La planta que tiene un papel central en tu novela, opera desde lo sublime, como un salvavidas que a la vez aterroriza. ¿Te interesa esa ambigüedad horror‑belleza?
Sí, totalmente. Me fascina la caracterización que hace Kant de lo sublime: ese momento en que la razón se suspende y lo religioso, la revelación de tu pertenencia al mundo, se toca con lo terrorífico. En Si sintieras…, Ishigata teme a la planta porque desconoce su potencia mortífera, pero también se enamora de ella al entender que es la respuesta viva al universo, casi un dios. Ese doble movimiento de atracción y espanto me interesa, y aún gana espesor al conectarlo con mitologías originarias, donde la planta se vuelve algo eterno y subterráneo.

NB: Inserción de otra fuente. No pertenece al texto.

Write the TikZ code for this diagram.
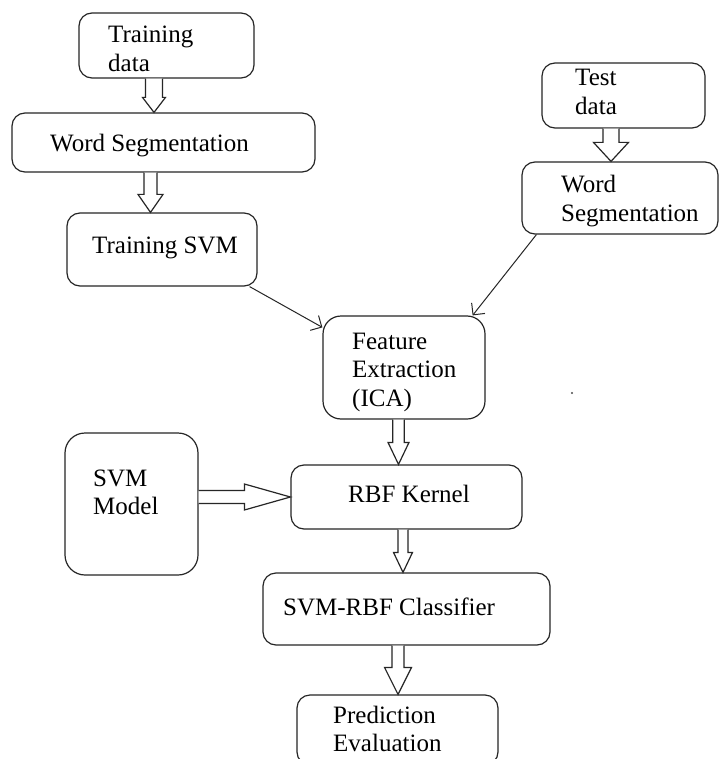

Anunciaste que vas a publicar pronto un ensayo con El gato y la Caja ¿De qué trata tu próximo libro y qué desafíos te propuso escribir un ensayo en vez de una novela?
Es un libro que reflexiona sobre nosotros, quienes habitamos los campos de la izquierda y lo nacional‑popular. Usamos mucha tinta para debatir si Milei es o no fascista o alt‑right, pero seguimos sin preguntarnos quiénes somos, qué hicimos para llegar hasta acá y qué podemos hacer para construir un mundo digno de ser vivido. Es la primera vez que escribo un ensayo tan largo: antes era ficción o textos académicos fríos. Esta vez quise mezclar ambos lenguajes y jugar con las formas discursivas. La crítica está en crisis y el lenguaje críptico nos resta capacidad de acción, por eso busqué un texto lo más digerible posible, apto para cualquier lector sin formación específica.
Roganovich va presentar su novela, Si sintieras bajo los pies las estructuras mayores en la feria del libro el 10 de mayo a las 19 en el Hall Central (Pabellón 9).